Thursday, September 22, 2011

4:00 PM
ACE 2.302, Avaya Auditorium

Abstract

In spite of numerous predictions to the contrary, Silicon technology is marching along past the 22nm node and on to ever finer dimensions. Innovations at the technology, device, circuit and system levels continue to enable us to scale in spite of what sometime appear to be insurmountable problems in power, lack of performance, manufacturability and so on. To a large degree, these innovations are necessary because no substitute technology has been found as yet and, in fact, it does not appear likely that any such technology will become practical this decade. This leaves us with the need to anticipate and predict the near and medium term futures of CMOS for the next handful of technology nodes. This talk will focus on doing just that by reviewing three important problem areas: lithography (our ability to create wafer images of the appropriate scale), power (which is now the key challenge for integrated circuits), and resilience (the fact that in the future we cannot guarantee that all fabricated devices on a chip will be operational).

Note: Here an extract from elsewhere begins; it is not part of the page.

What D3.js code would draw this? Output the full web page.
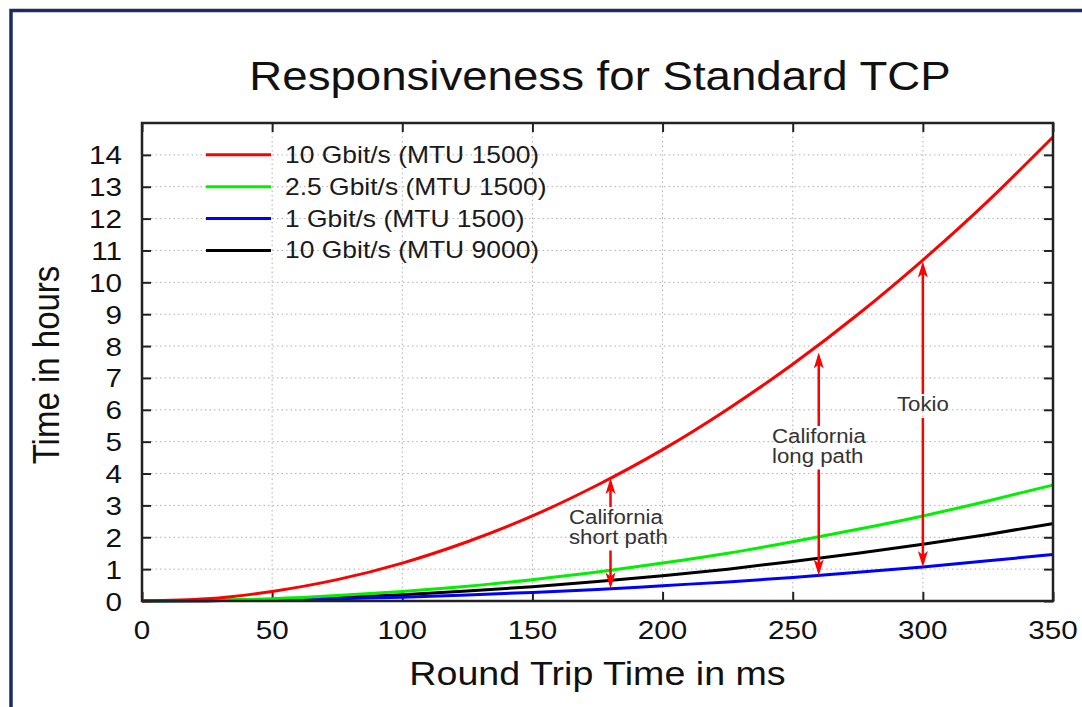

Lithography and Power are relatively well known as challenges to continued scaling. Resilience is somewhat less popular, and demands that circuits continue to operate in spite of challenges like noise, difficult environmental conditions, aging and manufacturing imperfections. These factors conspire to cause transient or permanent errors that are indistinguishable from traditional "hard" faults typically caused by defects during fabrication. Without significant innovation at the circuit and system levels, the probability of these events can rise quite dramatically. In the area of SRAM, such phenomena have existed for the last three or four technology nodes, but significant investments in this area have indeed allowed continued system level scaling with ever larger on-chip memories. As these same phenomena start attacking integrated circuits more pervasively, there is an urgent need for research and development in this area to avert the problems certain to arise with increased defect rates.